The Internet Service Providers’ Association of SA (ISPA) has written to the Minister of Communications and Digital Technologies outlining its case for a continued low-touch approach to the country’s data centre and Internet Exchange (INX) sector.
ISPA believes government already did a sterling job by creating the overarching framework that has allowed the country’s data centres and INXs to flourish.
“The data centre and INX sector blooms unhindered and makes a real contribution to reducing the cost to communicate in South Africa,” says Dominic Cull, regulatory adviser aas ISPA.
Now taken for granted, he says South Africa’s highly competitive and world-class data centre industry has underpinned open access models, kept traffic local and enabled local networks to convey the huge amount of video and other rich content media consumed by South Africans, particularly during the pandemic.

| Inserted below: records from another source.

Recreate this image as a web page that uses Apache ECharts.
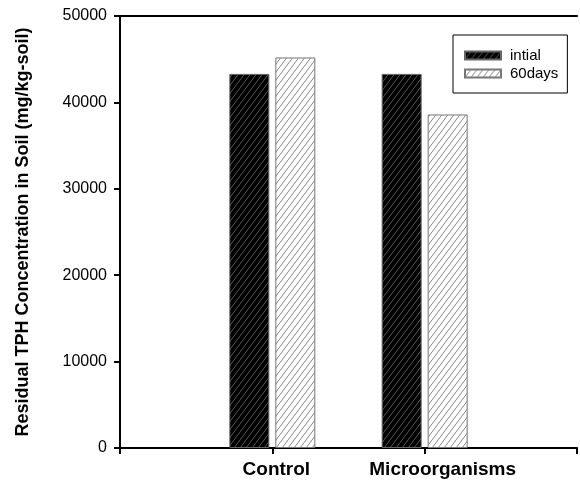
<!DOCTYPE html>
<html>
<head>
<meta charset="utf-8">
<script src="https://cdn.jsdelivr.net/npm/echarts@6/dist/echarts.min.js"></script>
<style>
html,body{margin:0;padding:0;background:#fff;}
#chart{width:580px;height:482px;}
</style>
</head>
<body>
<div id="chart"></div>
<script>
var categories = ['Control', 'Microorganisms'];
var seriesNames = ['intial', '60days'];
var initialValues = [43300, 43300];
var days60Values = [45200, 38600];
var yTicks = [0, 10000, 20000, 30000, 40000, 50000];
var yTitle = 'Residual TPH Concentration in Soil (mg/kg-soil)';

// label offsets (style only)
var labelPadLeft = [8, 36];

function hatch(bg, fg, w, h, lw) {
  var c = document.createElement('canvas');
  c.width = w; c.height = h;
  var ctx = c.getContext('2d');
  ctx.fillStyle = bg; ctx.fillRect(0, 0, w, h);
  ctx.strokeStyle = fg; ctx.lineWidth = lw;
  for (var k = -1; k <= 1; k++) {
    ctx.beginPath();
    ctx.moveTo(k * w, h);
    ctx.lineTo((k + 1) * w, 0);
    ctx.stroke();
  }
  return c;
}

var axisCats = [''].concat(categories.map(function (c, i) {
  return { value: c, textStyle: { padding: [0, 0, 0, labelPadLeft[i]] } };
})).concat(['']);
var topCats = [''].concat(categories).concat(['']);
function pad(arr) { return [null].concat(arr).concat([null]); }

var font = 'Liberation Sans, Arial, sans-serif';
var chart = echarts.init(document.getElementById('chart'));
chart.setOption({
  animation: false,
  backgroundColor: '#fff',
  grid: { left: 120, right: 3, top: 16, bottom: 34 },
  legend: {
    left: 453, top: 35,
    orient: 'vertical',
    data: seriesNames,
    itemWidth: 36, itemHeight: 8, itemGap: 3,
    padding: [13, 9, 12, 11],
    borderColor: '#000', borderWidth: 1,
    icon: 'rect',
    textStyle: { fontFamily: font, fontSize: 15, color: '#000', padding: [0, 0, 0, 4] }
  },
  xAxis: [{
    type: 'category',
    data: axisCats,
    boundaryGap: false,
    axisLine: { lineStyle: { color: '#000', width: 2 } },
    axisTick: { show: true, length: 6, inside: false, lineStyle: { color: '#000', width: 2 } },
    axisLabel: { interval: 0, margin: 12, fontFamily: font, fontSize: 19, fontWeight: 'bold', color: '#000' }
  }, {
    type: 'category',
    data: topCats,
    position: 'top',
    boundaryGap: false,
    axisLine: { show: true, lineStyle: { color: '#000', width: 2 } },
    axisTick: { show: false },
    axisLabel: { show: false }
  }],
  yAxis: {
    type: 'value',
    min: yTicks[0], max: yTicks[yTicks.length - 1], interval: yTicks[1] - yTicks[0],
    name: yTitle,
    nameLocation: 'middle',
    nameGap: 88,
    nameTextStyle: { fontFamily: font, fontSize: 18, fontWeight: 'bold', color: '#000' },
    axisLine: { show: true, lineStyle: { color: '#000', width: 2 } },
    axisTick: { show: true, length: 6, lineStyle: { color: '#000', width: 2 } },
    axisLabel: { margin: 13, fontFamily: font, fontSize: 16, color: '#000', formatter: function (v) { return String(v); } },
    splitLine: { show: false }
  },
  series: [{
    name: seriesNames[0],
    type: 'bar',
    data: pad(initialValues),
    barWidth: 40,
    barGap: '15%',
    itemStyle: {
      color: { image: hatch('#000', '#555', 6, 8, 1), repeat: 'repeat' },
      borderColor: '#666', borderWidth: 1
    }
  }, {
    name: seriesNames[1],
    type: 'bar',
    data: pad(days60Values),
    barWidth: 40,
    barGap: '15%',
    itemStyle: {
      color: { image: hatch('#fff', '#888', 6, 8, 1), repeat: 'repeat' },
      borderColor: '#777', borderWidth: 1
    }
  }]
});
</script>
</body>
</html>
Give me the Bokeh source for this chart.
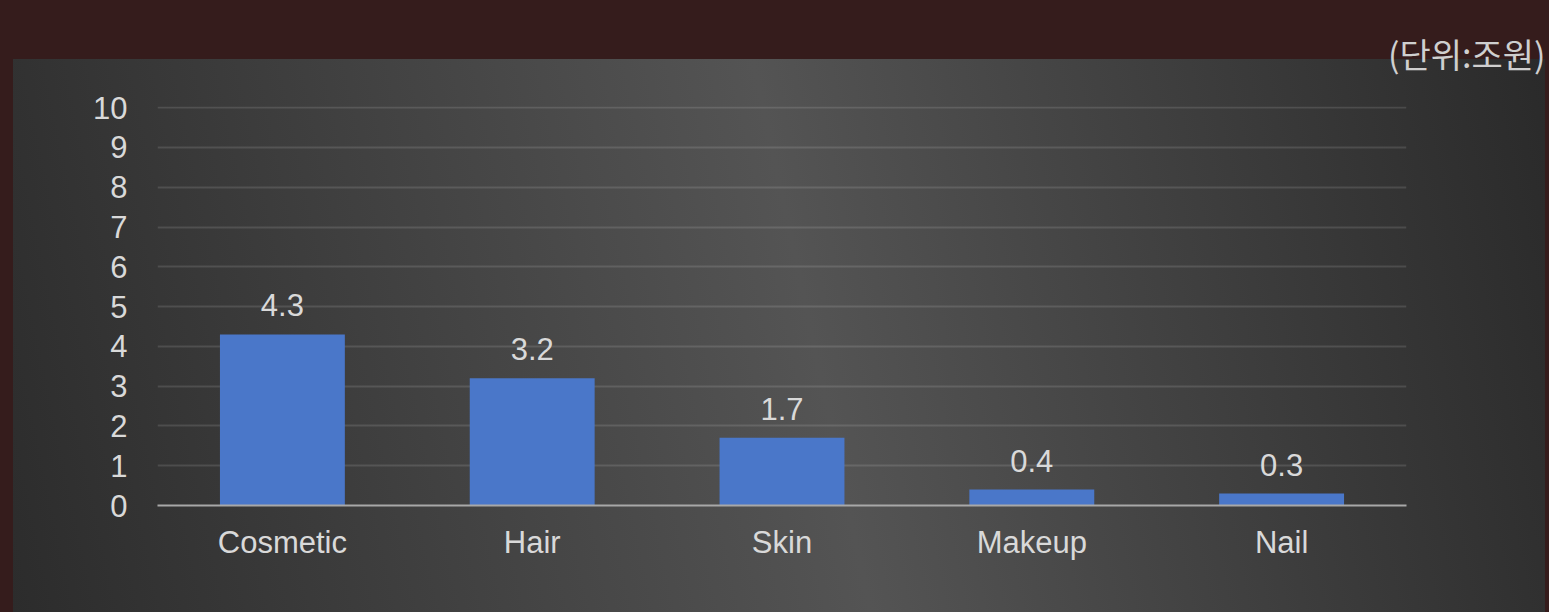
from bokeh.plotting import figure
from bokeh.models import (ColumnDataSource, FactorRange, Range1d, LabelSet,
                          GlobalInlineStyleSheet, FixedTicker)
from bokeh.core.properties import value
from bokeh.embed import file_html
from bokeh.resources import INLINE

categories = ["Cosmetic", "Hair", "Skin", "Makeup", "Nail"]
values = [4.3, 3.2, 1.7, 0.4, 0.3]
value_labels = ["4.3", "3.2", "1.7", "0.4", "0.3"]
y_ticks = [0, 1, 2, 3, 4, 5, 6, 7, 8, 9, 10]
unit_text = "(단위:조원)"

FONT = "Liberation Sans"
TXT = "#d9d9d9"

src = ColumnDataSource(dict(cat=categories, val=values, lab=value_labels))

p = figure(width=1549, height=612, output_backend="svg", toolbar_location=None,
           x_range=FactorRange(*categories, range_padding=0),
           y_range=Range1d(0, 10.03),
           min_border_left=157, min_border_right=143,
           min_border_top=106, min_border_bottom=107,
           title=unit_text, title_location="above")

p.border_fill_alpha = 0
p.background_fill_alpha = 0
p.outline_line_color = None
p.styles = {
    "background": "linear-gradient(78deg, #2c2c2c 0%, #545454 52%, #2a2a2a 100%) "
                  "13px 59px / 1532px 553px no-repeat, #351c1c"
}
p.stylesheets = [GlobalInlineStyleSheet(css="body{background:#351c1c;}")]

p.title.align = "right"
p.title.vertical_align = "top"
p.title.offset = -139
p.title.standoff = 54
p.title.text_font = "Noto Sans CJK KR"
p.title.text_font_size = "34px"
p.title.text_font_style = "normal"
p.title.text_color = "#cfcfcf"

p.vbar(x="cat", top="val", width=0.5, source=src, fill_color="#4a77c9",
       line_color=None)

labels = LabelSet(x="cat", y="val", text="lab", source=src, y_offset=18,
                  text_align="center", text_baseline="alphabetic",
                  text_font=value(FONT), text_font_size=value("31px"), text_color=TXT)
p.add_layout(labels)

p.yaxis.ticker = FixedTicker(ticks=y_ticks)
p.yaxis.axis_line_color = None
p.yaxis.major_tick_line_color = None
p.yaxis.minor_tick_line_color = None
p.yaxis.major_label_standoff = 24
p.yaxis.major_label_text_font = FONT
p.yaxis.major_label_text_font_size = "31px"
p.yaxis.major_label_text_color = TXT

p.xaxis.axis_line_color = "#a8a8a8"
p.xaxis.axis_line_width = 2
p.xaxis.major_tick_line_color = None
p.xaxis.minor_tick_line_color = None
p.xaxis.major_label_standoff = 13
p.xaxis.major_label_text_font = FONT
p.xaxis.major_label_text_font_size = "31px"
p.xaxis.major_label_text_color = TXT

p.xgrid.grid_line_color = None
p.ygrid.grid_line_color = "white"
p.ygrid.grid_line_alpha = 0.12
p.ygrid.grid_line_width = 2

open("out.html", "w").write(file_html(p, INLINE))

ISPA members are critical players in enabling the use of cloud services and primary users of the services of data centres and INXs. They have been investing in INXs for the better part of two decades and continue to do so as economies globally look to the web and the Fourth Industrial Revolution to power growth.
INX-ZA operates South Africa’s only community-run Internet exchanges in Cape Town (CINX), Johannesburg (JINX), and Durban (DINX) after JINX began as an ISPA initiative.
“Today, while the CPI advances at an unfortunate pace making many of us poorer month-after-month, the country’s INXs are a model of low-cost excellence that pass locally-routed savings onto consumers while never experiencing a moment of downtime,” according to an ISP statement.
“ISPA strongly supports the clear emphasis in the draft policy on open data, open access, data sharing and interoperability.”